Testing lists

We show here how to use the test generator with a very simple specification of lists. The module LIST contains the constructors nil and __ for lists, and the definition of the function reverse:

(fmod LIST is
  pr NAT .
  
  sort List .
  subsort Nat < List .
  
  op nil : -> List [ctor] .
  op __ : List List -> List [ctor assoc id: nil] .
  
  var N : Nat .
  var L : List .
  
  op reverse : List -> List .
  eq [rev1] : reverse(nil) = 0 .
  eq [rev2] : reverse(N L) = reverse(L) N .
endfm)

Although we could generate test cases for the reverse function shown above, since we want to test whether it fulfills some properties, we can define them in another module. For example, the function test in the module REV_LIST below states a property on the concatenation of lists. Note that the equation for test has not been labeled, since we expect the property to be correctly specified:

(fmod REV_LIST is
  pr LIST .
  
  vars L1 L2 : List .
  var  N : Nat .

  op test : List List -> Bool .
  eq test(L1, L2) = reverse(L2) reverse(L1) == reverse(L1 L2) .
endfm)

Now, we can use the test case generator to check this property. We start by using the default global branch coverage strategy with the command:

Maude> (test in REV_LIST : test .)

1 test cases were generated.

1 test cases have to be checked by the user:

	1. The term test(nil,0) has been reduced to false

With only one term the tool has covered all the labeled statements (in this case, they are the equations rev1 and rev2). We notice that this term leads to an incorrect reduction, since the property fails. We can invoke the debugger with the command:

Maude> (invoke debugger with user test case 1 .)

Declarative debugging of wrong answers started.

Is this reduction (associated with the equation rev2) correct?

reverse(0) -> 0 0

The debugger allows the user to find the bug by answering questions about the computation, see here for details and here for this session.

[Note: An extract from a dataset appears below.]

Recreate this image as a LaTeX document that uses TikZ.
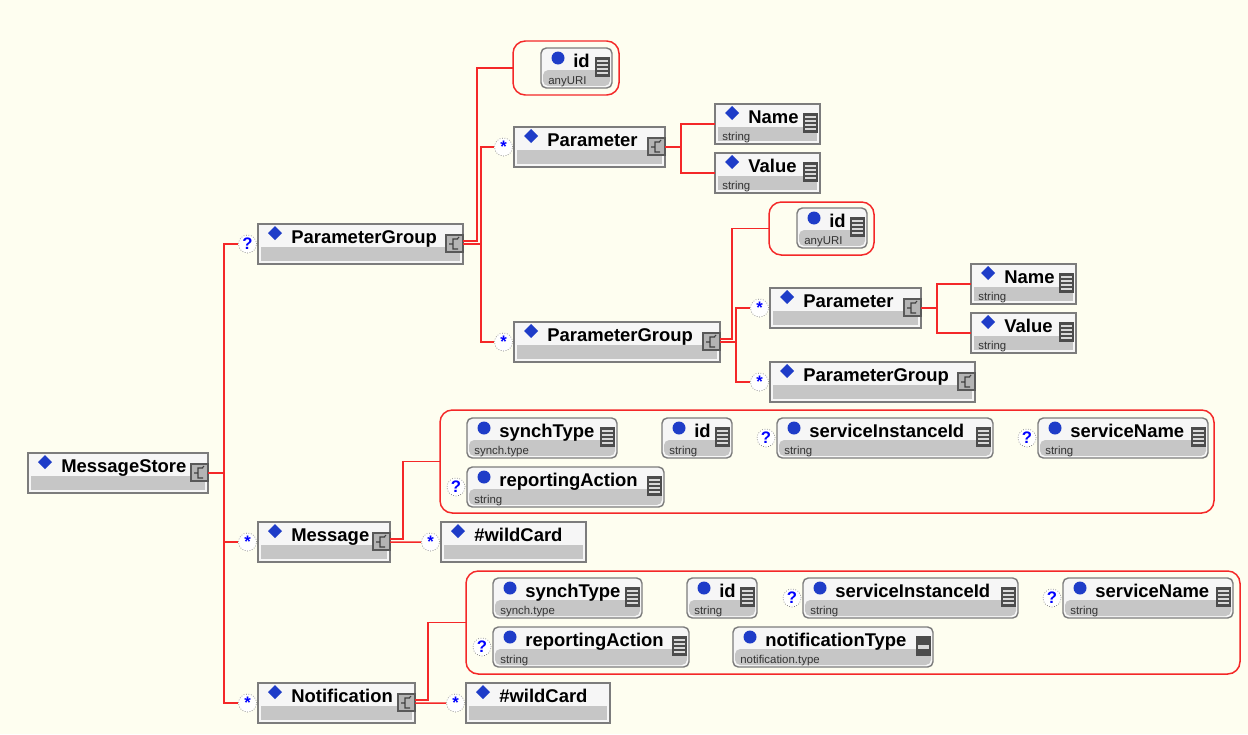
\documentclass[tikz,border=0pt]{standalone}
\usepackage{fontspec}
\setmainfont{Liberation Sans}
\usepackage{tikz}
\usetikzlibrary{positioning}

\definecolor{paper}{HTML}{FEFEF0}
\definecolor{wirered}{HTML}{F42828}
\definecolor{edge}{HTML}{7C7C7C}
\definecolor{boxtop}{HTML}{F6F6F6}
\definecolor{boxband}{HTML}{C6C6C6}
\definecolor{gemblue}{HTML}{1E3CC8}
\definecolor{darkicon}{HTML}{4C4C4C}
\definecolor{seqgray}{HTML}{B4B4B4}

\tikzset{
	box/.style={draw=edge,line width=0.8pt,fill=boxtop,anchor=north west,
		inner sep=0pt,outer sep=0pt,minimum height=0.8cm},
	elem/.style={box,path picture={\fill[boxband] ([shift={(3,23)}]path picture bounding box.north west)
		rectangle ([shift={(-3,-3)}]path picture bounding box.south east);}},
	attr/.style={box,rounded corners=3pt,path picture={\fill[boxband] ([shift={(2,22)}]path picture bounding box.north west)
		rectangle ([shift={(-2,-2)}]path picture bounding box.south east);}},
	group/.style={draw=wirered,line width=0.85pt,rounded corners=7pt,anchor=north west,
		inner sep=0pt,outer sep=0pt},
	wire/.style={draw=wirered,line width=0.85pt},
	occ/.style={circle,draw=edge,densely dotted,fill=white,inner sep=0pt,minimum size=0.36cm,
		text=blue,font=\bfseries\fontsize{9.5}{10}\selectfont},
	lbl/.style={anchor=base west,inner sep=0pt,font=\bfseries\fontsize{10.5}{12}\selectfont},
	kind/.style={anchor=base west,inner sep=0pt,font=\fontsize{6.5}{7}\selectfont,text=black!80},
	seqbox/.style={draw=black!65,fill=seqgray,line width=0.6pt},
	seqline/.style={draw=black!75,line width=0.6pt},
	listline/.style={draw=white!85!black,line width=0.7pt}
}

% complex element: id, x, y, width, label
\newcommand\elembox[5]{%
	\node[elem,minimum width=#4*0.02cm] (#1) at (#2,#3) {};
	\fill[gemblue] ([shift={(17,2)}]#1.north west) -- ++(7,7) -- ++(-7,7) -- ++(-7,-7) -- cycle;
	\node[lbl] (#1-lbl) at ([shift={(33,19)}]#1.north west) {#5};
}
% icon for elements with children
\newcommand\seqicon[1]{%
	\draw[seqbox] ([shift={(-17,11)}]#1.north east) rectangle ([shift={(0,28)}]#1.north east);
	\draw[seqline] ([shift={(-14,20)}]#1.north east) -- ++(3,0)
		([shift={(-5,15)}]#1.north east) -- ++(-5,0) -- ++(0,10) -- ++(5,0)
		([shift={(-6,15)}]#1.north east) -- ++(2,-2);
}
% icon for simple content
\newcommand\listicon[1]{%
	\fill[darkicon] ([shift={(-17,9)}]#1.north east) rectangle ([shift={(-2,29)}]#1.north east);
	\foreach \k in {13,17,21,25}
		\draw[listline] ([shift={(-15,\k)}]#1.north east) -- ++(11,0);
}
% element with a simple type: id, x, y, width, label, type
\newcommand\leafbox[6]{%
	\elembox{#1}{#2}{#3}{#4}{#5}
	\node[kind] (#1-kind) at ([shift={(7,36)}]#1.north west) {#6};
	\listicon{#1}
}
% attribute: id, x, y, width, label, type
\newcommand\attrbox[6]{%
	\node[attr,minimum width=#4*0.02cm] (#1) at (#2,#3) {};
	\fill[gemblue] ([shift={(17,10)}]#1.north west) circle[radius=0.13cm];
	\node[lbl] (#1-lbl) at ([shift={(32,19)}]#1.north west) {#5};
	\node[kind] (#1-kind) at ([shift={(7,36)}]#1.north west) {#6};
}

\begin{document}
\begin{tikzpicture}[x=0.02cm,y=-0.02cm]
	\fill[paper] (0,0) rectangle (1248,734);
	\useasboundingbox (0,0) rectangle (1248,734);

	% attribute groups
	\node[group,minimum width=106*0.02cm,minimum height=54*0.02cm] (idg1) at (513,41) {};
	\node[group,minimum width=105*0.02cm,minimum height=53*0.02cm] (idg2) at (769,202) {};
	\node[group,minimum width=774*0.02cm,minimum height=103*0.02cm] (msgg) at (440,410) {};
	\node[group,minimum width=774*0.02cm,minimum height=103*0.02cm] (ntfg) at (466,571) {};

	% elements
	\elembox{ms}{28}{453}{180}{MessageStore} \seqicon{ms}
	\elembox{pg1}{258}{224}{205}{ParameterGroup} \seqicon{pg1}
	\elembox{par1}{514}{127}{151}{Parameter} \seqicon{par1}
	\elembox{pg2}{514}{322}{206}{ParameterGroup} \seqicon{pg2}
	\elembox{par2}{770}{288}{151}{Parameter} \seqicon{par2}
	\elembox{pg3}{770}{362}{205}{ParameterGroup} \seqicon{pg3}
	\elembox{msg}{258}{522}{132}{Message} \seqicon{msg}
	\elembox{ntf}{258}{683}{157}{Notification} \seqicon{ntf}
	\elembox{wc1}{441}{522}{145}{\#wildCard}
	\elembox{wc2}{466}{683}{144}{\#wildCard}
	\leafbox{name1}{715}{104}{105}{Name}{string}
	\leafbox{value1}{715}{153}{105}{Value}{string}
	\leafbox{name2}{971}{264}{105}{Name}{string}
	\leafbox{value2}{971}{313}{105}{Value}{string}

	% attributes
	\attrbox{id1}{541}{48}{71}{id}{anyURI} \listicon{id1}
	\attrbox{id2}{797}{208}{70}{id}{anyURI} \listicon{id2}
	\attrbox{m-sync}{467}{418}{150}{synchType}{synch.type} \listicon{m-sync}
	\attrbox{m-id}{662}{418}{70}{id}{string} \listicon{m-id}
	\attrbox{m-sid}{777}{418}{216}{serviceInstanceId}{string} \listicon{m-sid}
	\attrbox{m-sn}{1038}{418}{170}{serviceName}{string} \listicon{m-sn}
	\attrbox{m-rep}{467}{467}{197}{reportingAction}{string} \listicon{m-rep}
	\attrbox{n-sync}{493}{578}{149}{synchType}{synch.type} \listicon{n-sync}
	\attrbox{n-id}{687}{578}{70}{id}{string} \listicon{n-id}
	\attrbox{n-sid}{803}{578}{215}{serviceInstanceId}{string} \listicon{n-sid}
	\attrbox{n-sn}{1063}{578}{170}{serviceName}{string} \listicon{n-sn}
	\attrbox{n-rep}{493}{627}{196}{reportingAction}{string} \listicon{n-rep}
	\attrbox{n-type}{733}{627}{200}{notificationType}{notification.type}
	\fill[darkicon] ([shift={(-17,9)}]n-type.north east) rectangle ([shift={(-2,29)}]n-type.north east);
	\fill[white!85!black] ([shift={(-15,18)}]n-type.north east) rectangle ([shift={(-4,22)}]n-type.north east);

	% occurrence marks
	\node[occ] (pg1-occ) at (247.5,244) {?};
	\node[occ] (msg-occ) at (247.5,542) {*};
	\node[occ] (ntf-occ) at (247.5,703) {*};
	\node[occ] (par1-occ) at (503.5,147) {*};
	\node[occ] (pg2-occ) at (503.5,342) {*};
	\node[occ] (par2-occ) at (759.5,308) {*};
	\node[occ] (pg3-occ) at (759.5,382) {*};
	\node[occ] (wc1-occ) at (430.5,542) {*};
	\node[occ] (wc2-occ) at (455.5,703) {*};
	\node[occ] (m-sid-occ) at (766,438) {?};
	\node[occ] (m-sn-occ) at (1027,438) {?};
	\node[occ] (m-rep-occ) at (456,487) {?};
	\node[occ] (n-sid-occ) at (792,598) {?};
	\node[occ] (n-sn-occ) at (1052,598) {?};
	\node[occ] (n-rep-occ) at (482,647) {?};

	% connectors
	\draw[wire] (ms.east) -- ++(16,0) coordinate (ms-fork);
	\draw[wire] (ms-fork) |- (pg1-occ.west);
	\draw[wire] (ms-fork) |- (msg-occ.west);
	\draw[wire] (ms-fork) |- (ntf-occ.west);

	\draw[wire] ([yshift=0.06cm]pg1.east) -- ++(14,0) |- (idg1.west);
	\draw[wire] (pg1.east) -- ++(18,0) coordinate (pg1-fork) |- (par1-occ.west);
	\draw[wire] (pg1-fork) |- (pg2-occ.west);

	\draw[wire] (par1.east) -- ++(16,0) coordinate (par1-fork) |- (name1.west);
	\draw[wire] (par1-fork) |- (value1.west);

	\draw[wire] ([yshift=0.06cm]pg2.east) -- ++(12,0) |- (idg2.west);
	\draw[wire] (pg2.east) -- ++(16,0) coordinate (pg2-fork) |- (par2-occ.west);
	\draw[wire] (pg2-fork) |- (pg3-occ.west);

	\draw[wire] (par2.east) -- ++(16,0) coordinate (par2-fork) |- (name2.west);
	\draw[wire] (par2-fork) |- (value2.west);

	\draw[wire] ([yshift=0.06cm]msg.east) -- ++(13,0) |- (msgg.west);
	\draw[wire] (msg.east) -- (wc1-occ.west);

	\draw[wire] ([yshift=0.06cm]ntf.east) -- ++(13,0) |- (ntfg.west);
	\draw[wire] (ntf.east) -- (wc2-occ.west);
\end{tikzpicture}
\end{document}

We can also compute test cases for this specification with the function coverage (also known as call coverage) strategy. First, we change the strategy with:

Maude> (function coverage .)

Function Coverage selected

Once the strategy has been selected, the test cases are generated with the command:

Maude> (test in REV_LIST : test .)

0 test cases were generated.

Note that no test cases have been generated! This is due to the fact that it searches for test cases that execute all the recursive calls of test, but in our case there is no such calls. To deal with these cases, the tool provides a more powerful command that allows the user to specify the function whose calls he wants to tests; note that this option does not make sense with global branch coverage, since it simply tries to execute all possible statements. In our case, we want to test the calls to the fuction reverse, so we have to use the command:

Maude> (test in REV_LIST : test wrt reverse .)

2 test cases were generated.

2 test cases have to be checked by the user:

	1. The term test(0,0) has been reduced to false

	2. The term test(nil,nil) has been reduced to false

In this case, two terms are necessary to cover all the possible calls. Again, we could invoke the debugger to debug any of these wrong reductions. However, do we need to check whether the reductions are correct? Although it is not usual for Maude users to have a specification of their specifications in order to check the correctness of test cases against it, it is really easy to create one when we are dealing with boolean properties: it always has to return true. The module CORRECT_LIST below illustrates how to do that:

(fmod CORRECT_LIST is
  pr LIST .
  
  vars L1 L2 : List .
  
  op test : List List -> Bool .
  eq test(L1, L2) = true .
endfm)

We indicate the test generator to consider this module as correct with:

Maude> (correct test module CORRECT_LIST .)

CORRECT_LIST selected as correct module for testing.

Now, if the user tries to compute test cases for a specification the tool will not compute a coverage. Instead, it will check all the terms against the correct module. So we obtain now the following result:

Maude> (test in REV_LIST : test .)

144 test cases were generated.

144 test cases are incorrect with respect to the correct module.

These erroneous test cases can be displayed with the command

and debugged with

Maude> (invoke debugger with incorrect test case 1 .)

Declarative debugging of wrong answers started.

Is this reduction (associated with the equation rev2) correct?

reverse(0 0) -> 0 0 0

Moreover, since the tool has not to compute a coverage, the testing process is considerably faster, and thus we can test much terms (although in this case, with 144 erroneous terms, we are pretty sure the specification is wrong). We increment the number of test cases with:

Maude> (set test bound 4 .)

Bound for tests fixed.

Maude> (test in REV_LIST : test .)

8464 test cases were generated.

8464 test cases are incorrect with respect to the correct module.